##### Records supplied

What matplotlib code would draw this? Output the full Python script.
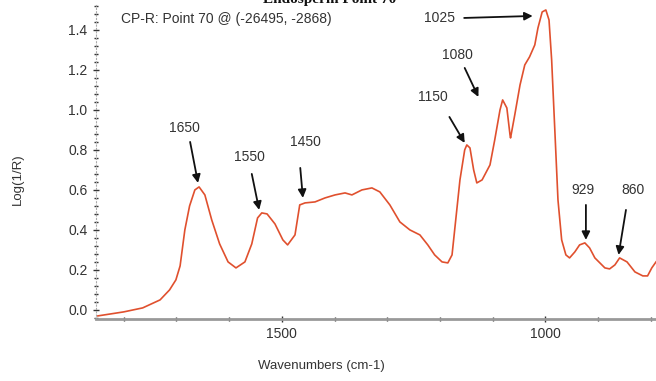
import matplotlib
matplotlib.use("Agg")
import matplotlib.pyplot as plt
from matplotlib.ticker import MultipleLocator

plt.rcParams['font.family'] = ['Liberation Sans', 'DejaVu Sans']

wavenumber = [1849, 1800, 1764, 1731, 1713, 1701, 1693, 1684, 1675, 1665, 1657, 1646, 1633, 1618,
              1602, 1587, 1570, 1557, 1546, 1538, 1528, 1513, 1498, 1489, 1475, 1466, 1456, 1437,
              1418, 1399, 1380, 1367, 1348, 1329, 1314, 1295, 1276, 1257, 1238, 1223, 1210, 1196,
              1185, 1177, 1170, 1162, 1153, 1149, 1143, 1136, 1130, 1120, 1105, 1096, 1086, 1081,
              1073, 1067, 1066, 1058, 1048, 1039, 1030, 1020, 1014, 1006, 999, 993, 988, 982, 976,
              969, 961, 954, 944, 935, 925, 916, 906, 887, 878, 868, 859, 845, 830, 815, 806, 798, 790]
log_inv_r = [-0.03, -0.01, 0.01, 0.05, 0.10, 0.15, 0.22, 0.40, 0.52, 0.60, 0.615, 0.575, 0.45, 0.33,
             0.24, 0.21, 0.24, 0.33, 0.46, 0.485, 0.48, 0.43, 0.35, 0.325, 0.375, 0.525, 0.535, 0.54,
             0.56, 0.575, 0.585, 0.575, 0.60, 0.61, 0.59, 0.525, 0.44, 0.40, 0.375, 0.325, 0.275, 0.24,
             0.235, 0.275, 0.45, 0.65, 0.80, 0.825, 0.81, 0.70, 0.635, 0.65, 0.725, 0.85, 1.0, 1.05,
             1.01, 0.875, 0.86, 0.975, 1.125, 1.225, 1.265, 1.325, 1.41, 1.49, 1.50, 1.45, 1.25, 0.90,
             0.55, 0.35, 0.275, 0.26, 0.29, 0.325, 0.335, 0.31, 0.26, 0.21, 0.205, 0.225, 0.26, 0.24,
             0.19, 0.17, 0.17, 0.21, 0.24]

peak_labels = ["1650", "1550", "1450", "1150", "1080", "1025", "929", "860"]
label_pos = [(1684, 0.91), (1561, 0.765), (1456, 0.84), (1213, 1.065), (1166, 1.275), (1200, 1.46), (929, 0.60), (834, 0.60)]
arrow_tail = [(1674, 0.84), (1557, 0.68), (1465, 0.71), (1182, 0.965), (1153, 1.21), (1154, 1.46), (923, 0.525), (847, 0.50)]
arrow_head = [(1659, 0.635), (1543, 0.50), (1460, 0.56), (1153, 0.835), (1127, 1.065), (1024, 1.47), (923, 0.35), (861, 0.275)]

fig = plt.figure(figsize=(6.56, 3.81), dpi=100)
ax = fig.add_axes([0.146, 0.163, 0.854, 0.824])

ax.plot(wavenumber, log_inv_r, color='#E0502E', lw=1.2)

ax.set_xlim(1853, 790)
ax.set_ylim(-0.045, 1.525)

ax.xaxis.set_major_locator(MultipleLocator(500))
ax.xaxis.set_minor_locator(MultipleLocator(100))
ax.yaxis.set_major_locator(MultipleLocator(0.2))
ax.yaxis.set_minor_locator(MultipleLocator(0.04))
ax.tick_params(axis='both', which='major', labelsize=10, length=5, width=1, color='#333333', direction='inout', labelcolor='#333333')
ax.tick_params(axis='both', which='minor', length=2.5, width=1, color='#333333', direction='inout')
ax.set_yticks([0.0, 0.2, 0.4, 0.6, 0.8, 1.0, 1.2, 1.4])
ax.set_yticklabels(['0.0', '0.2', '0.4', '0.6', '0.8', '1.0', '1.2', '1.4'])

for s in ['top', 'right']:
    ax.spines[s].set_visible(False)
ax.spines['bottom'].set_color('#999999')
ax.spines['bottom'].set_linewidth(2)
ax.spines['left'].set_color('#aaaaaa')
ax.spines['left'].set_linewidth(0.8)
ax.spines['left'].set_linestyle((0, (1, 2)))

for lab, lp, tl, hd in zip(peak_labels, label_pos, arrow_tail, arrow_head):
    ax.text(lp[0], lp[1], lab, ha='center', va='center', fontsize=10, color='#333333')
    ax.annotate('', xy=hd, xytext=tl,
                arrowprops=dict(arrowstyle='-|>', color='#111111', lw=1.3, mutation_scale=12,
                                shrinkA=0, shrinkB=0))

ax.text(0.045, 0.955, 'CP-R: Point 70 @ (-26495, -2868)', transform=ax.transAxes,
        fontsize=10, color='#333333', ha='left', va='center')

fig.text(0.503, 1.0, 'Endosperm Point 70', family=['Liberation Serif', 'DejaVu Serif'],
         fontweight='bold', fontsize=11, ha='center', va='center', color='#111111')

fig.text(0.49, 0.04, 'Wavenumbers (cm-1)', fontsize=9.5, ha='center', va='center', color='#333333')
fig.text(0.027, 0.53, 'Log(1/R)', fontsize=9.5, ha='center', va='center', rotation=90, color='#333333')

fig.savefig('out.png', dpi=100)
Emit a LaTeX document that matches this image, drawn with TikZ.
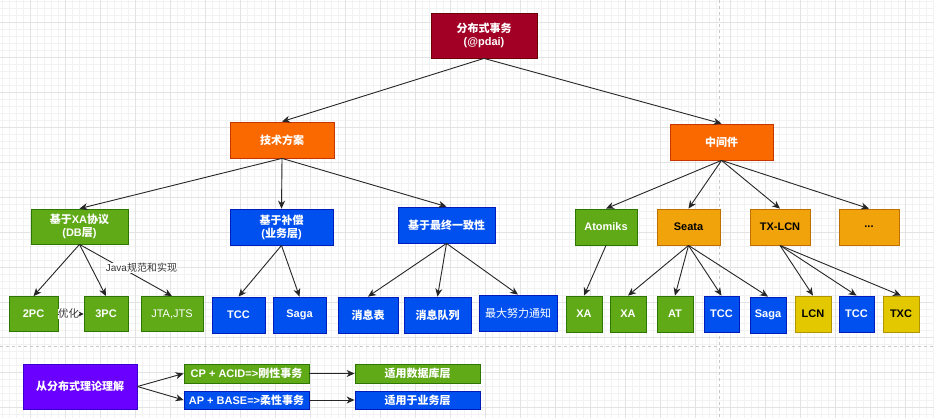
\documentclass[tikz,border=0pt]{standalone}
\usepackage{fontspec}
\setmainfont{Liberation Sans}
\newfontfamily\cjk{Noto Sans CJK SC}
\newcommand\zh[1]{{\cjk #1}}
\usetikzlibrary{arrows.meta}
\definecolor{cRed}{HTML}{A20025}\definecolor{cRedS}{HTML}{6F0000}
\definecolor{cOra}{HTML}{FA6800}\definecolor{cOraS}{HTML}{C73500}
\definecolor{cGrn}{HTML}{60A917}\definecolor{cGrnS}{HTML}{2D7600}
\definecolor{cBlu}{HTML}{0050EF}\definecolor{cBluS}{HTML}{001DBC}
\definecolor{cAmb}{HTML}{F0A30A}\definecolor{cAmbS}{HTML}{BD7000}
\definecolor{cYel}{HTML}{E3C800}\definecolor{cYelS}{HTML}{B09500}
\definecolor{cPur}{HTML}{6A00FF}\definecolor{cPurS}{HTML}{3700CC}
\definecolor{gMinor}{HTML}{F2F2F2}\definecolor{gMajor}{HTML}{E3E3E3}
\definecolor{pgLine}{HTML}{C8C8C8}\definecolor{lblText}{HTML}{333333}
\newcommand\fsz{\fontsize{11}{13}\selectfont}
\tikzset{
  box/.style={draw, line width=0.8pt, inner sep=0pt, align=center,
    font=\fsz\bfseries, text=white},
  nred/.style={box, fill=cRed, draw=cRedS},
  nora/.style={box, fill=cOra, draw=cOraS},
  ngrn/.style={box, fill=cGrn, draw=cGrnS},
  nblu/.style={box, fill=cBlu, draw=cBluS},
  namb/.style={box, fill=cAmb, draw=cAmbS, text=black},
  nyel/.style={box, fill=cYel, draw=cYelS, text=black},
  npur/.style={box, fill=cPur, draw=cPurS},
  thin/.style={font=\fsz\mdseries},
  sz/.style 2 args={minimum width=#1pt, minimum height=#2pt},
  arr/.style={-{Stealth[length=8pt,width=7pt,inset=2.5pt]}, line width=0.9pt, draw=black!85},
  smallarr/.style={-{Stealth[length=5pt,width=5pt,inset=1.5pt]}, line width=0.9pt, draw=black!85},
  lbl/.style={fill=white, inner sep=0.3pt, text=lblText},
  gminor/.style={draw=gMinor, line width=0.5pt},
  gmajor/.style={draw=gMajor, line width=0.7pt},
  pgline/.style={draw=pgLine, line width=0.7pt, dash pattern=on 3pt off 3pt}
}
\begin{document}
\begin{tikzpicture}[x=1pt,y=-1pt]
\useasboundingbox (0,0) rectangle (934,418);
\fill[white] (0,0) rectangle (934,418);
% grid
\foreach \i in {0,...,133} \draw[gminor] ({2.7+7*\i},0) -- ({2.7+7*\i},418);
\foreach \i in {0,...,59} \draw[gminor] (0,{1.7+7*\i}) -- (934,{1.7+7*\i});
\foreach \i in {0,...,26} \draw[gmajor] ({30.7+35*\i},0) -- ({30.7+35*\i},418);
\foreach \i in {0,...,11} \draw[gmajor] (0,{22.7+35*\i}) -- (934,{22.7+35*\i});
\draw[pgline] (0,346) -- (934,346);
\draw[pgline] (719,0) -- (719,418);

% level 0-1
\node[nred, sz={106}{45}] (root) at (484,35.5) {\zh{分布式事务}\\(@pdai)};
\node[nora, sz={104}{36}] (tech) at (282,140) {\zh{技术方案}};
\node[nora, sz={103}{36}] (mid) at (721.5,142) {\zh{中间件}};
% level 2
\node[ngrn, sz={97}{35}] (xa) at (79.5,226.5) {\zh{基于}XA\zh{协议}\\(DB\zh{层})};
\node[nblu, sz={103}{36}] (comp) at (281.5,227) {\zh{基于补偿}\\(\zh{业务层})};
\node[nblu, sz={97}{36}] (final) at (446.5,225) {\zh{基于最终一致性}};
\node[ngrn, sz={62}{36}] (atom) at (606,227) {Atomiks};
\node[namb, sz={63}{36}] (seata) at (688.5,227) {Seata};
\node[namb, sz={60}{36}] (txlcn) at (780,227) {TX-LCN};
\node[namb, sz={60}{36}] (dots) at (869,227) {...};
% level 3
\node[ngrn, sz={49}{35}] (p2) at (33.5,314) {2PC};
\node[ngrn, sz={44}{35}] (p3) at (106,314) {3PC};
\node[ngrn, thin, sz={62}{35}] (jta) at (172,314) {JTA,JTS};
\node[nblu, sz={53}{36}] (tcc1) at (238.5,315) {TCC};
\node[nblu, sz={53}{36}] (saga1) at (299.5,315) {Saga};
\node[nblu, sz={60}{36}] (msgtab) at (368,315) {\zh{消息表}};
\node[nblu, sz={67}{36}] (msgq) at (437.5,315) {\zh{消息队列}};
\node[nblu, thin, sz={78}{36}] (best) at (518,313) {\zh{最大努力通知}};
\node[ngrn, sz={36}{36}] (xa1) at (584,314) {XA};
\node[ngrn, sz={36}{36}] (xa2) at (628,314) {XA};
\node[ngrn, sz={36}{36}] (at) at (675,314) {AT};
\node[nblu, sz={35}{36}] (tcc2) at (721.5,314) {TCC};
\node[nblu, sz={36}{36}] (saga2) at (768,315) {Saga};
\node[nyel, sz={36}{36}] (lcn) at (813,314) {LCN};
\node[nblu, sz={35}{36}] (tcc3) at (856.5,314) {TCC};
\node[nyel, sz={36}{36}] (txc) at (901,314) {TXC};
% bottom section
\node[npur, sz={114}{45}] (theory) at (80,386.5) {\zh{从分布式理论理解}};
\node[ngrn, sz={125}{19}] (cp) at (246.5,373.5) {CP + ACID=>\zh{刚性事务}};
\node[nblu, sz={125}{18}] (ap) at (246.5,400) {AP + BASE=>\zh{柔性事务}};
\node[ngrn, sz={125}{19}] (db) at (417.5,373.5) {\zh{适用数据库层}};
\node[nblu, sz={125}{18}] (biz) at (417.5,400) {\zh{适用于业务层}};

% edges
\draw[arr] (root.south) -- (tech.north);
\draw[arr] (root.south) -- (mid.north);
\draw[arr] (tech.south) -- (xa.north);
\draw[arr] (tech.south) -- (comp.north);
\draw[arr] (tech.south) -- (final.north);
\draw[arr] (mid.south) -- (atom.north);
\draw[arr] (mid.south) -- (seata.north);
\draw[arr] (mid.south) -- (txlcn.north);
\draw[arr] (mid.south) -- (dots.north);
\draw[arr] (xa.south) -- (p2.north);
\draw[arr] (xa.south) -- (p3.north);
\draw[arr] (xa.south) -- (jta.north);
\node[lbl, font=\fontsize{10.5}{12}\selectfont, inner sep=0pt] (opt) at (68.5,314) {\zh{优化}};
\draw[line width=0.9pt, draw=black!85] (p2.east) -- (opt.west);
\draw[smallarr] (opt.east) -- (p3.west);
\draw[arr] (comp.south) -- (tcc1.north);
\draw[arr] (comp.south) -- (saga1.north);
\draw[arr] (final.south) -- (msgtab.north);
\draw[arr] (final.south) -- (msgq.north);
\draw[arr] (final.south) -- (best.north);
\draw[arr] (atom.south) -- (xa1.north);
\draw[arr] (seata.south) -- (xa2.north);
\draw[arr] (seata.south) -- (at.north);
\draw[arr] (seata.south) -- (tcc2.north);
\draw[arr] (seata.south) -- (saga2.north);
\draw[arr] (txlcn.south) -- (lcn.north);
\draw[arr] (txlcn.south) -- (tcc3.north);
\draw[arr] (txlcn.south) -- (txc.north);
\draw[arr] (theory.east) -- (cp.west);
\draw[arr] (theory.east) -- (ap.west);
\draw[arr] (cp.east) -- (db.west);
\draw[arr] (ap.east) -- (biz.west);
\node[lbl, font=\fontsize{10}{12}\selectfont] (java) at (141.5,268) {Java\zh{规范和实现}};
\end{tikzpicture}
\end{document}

##########

Objective: From the first line above down to the line with "ax = fig.add_axes([0.146, 0.163, 0.854, 0.824])", reproduce every line and no others, omitting pictures.

Final result:
What matplotlib code would draw this? Output the full Python script.
import matplotlib
matplotlib.use("Agg")
import matplotlib.pyplot as plt
from matplotlib.ticker import MultipleLocator

plt.rcParams['font.family'] = ['Liberation Sans', 'DejaVu Sans']

wavenumber = [1849, 1800, 1764, 1731, 1713, 1701, 1693, 1684, 1675, 1665, 1657, 1646, 1633, 1618,
              1602, 1587, 1570, 1557, 1546, 1538, 1528, 1513, 1498, 1489, 1475, 1466, 1456, 1437,
              1418, 1399, 1380, 1367, 1348, 1329, 1314, 1295, 1276, 1257, 1238, 1223, 1210, 1196,
              1185, 1177, 1170, 1162, 1153, 1149, 1143, 1136, 1130, 1120, 1105, 1096, 1086, 1081,
              1073, 1067, 1066, 1058, 1048, 1039, 1030, 1020, 1014, 1006, 999, 993, 988, 982, 976,
              969, 961, 954, 944, 935, 925, 916, 906, 887, 878, 868, 859, 845, 830, 815, 806, 798, 790]
log_inv_r = [-0.03, -0.01, 0.01, 0.05, 0.10, 0.15, 0.22, 0.40, 0.52, 0.60, 0.615, 0.575, 0.45, 0.33,
             0.24, 0.21, 0.24, 0.33, 0.46, 0.485, 0.48, 0.43, 0.35, 0.325, 0.375, 0.525, 0.535, 0.54,
             0.56, 0.575, 0.585, 0.575, 0.60, 0.61, 0.59, 0.525, 0.44, 0.40, 0.375, 0.325, 0.275, 0.24,
             0.235, 0.275, 0.45, 0.65, 0.80, 0.825, 0.81, 0.70, 0.635, 0.65, 0.725, 0.85, 1.0, 1.05,
             1.01, 0.875, 0.86, 0.975, 1.125, 1.225, 1.265, 1.325, 1.41, 1.49, 1.50, 1.45, 1.25, 0.90,
             0.55, 0.35, 0.275, 0.26, 0.29, 0.325, 0.335, 0.31, 0.26, 0.21, 0.205, 0.225, 0.26, 0.24,
             0.19, 0.17, 0.17, 0.21, 0.24]

peak_labels = ["1650", "1550", "1450", "1150", "1080", "1025", "929", "860"]
label_pos = [(1684, 0.91), (1561, 0.765), (1456, 0.84), (1213, 1.065), (1166, 1.275), (1200, 1.46), (929, 0.60), (834, 0.60)]
arrow_tail = [(1674, 0.84), (1557, 0.68), (1465, 0.71), (1182, 0.965), (1153, 1.21), (1154, 1.46), (923, 0.525), (847, 0.50)]
arrow_head = [(1659, 0.635), (1543, 0.50), (1460, 0.56), (1153, 0.835), (1127, 1.065), (1024, 1.47), (923, 0.35), (861, 0.275)]

fig = plt.figure(figsize=(6.56, 3.81), dpi=100)
ax = fig.add_axes([0.146, 0.163, 0.854, 0.824])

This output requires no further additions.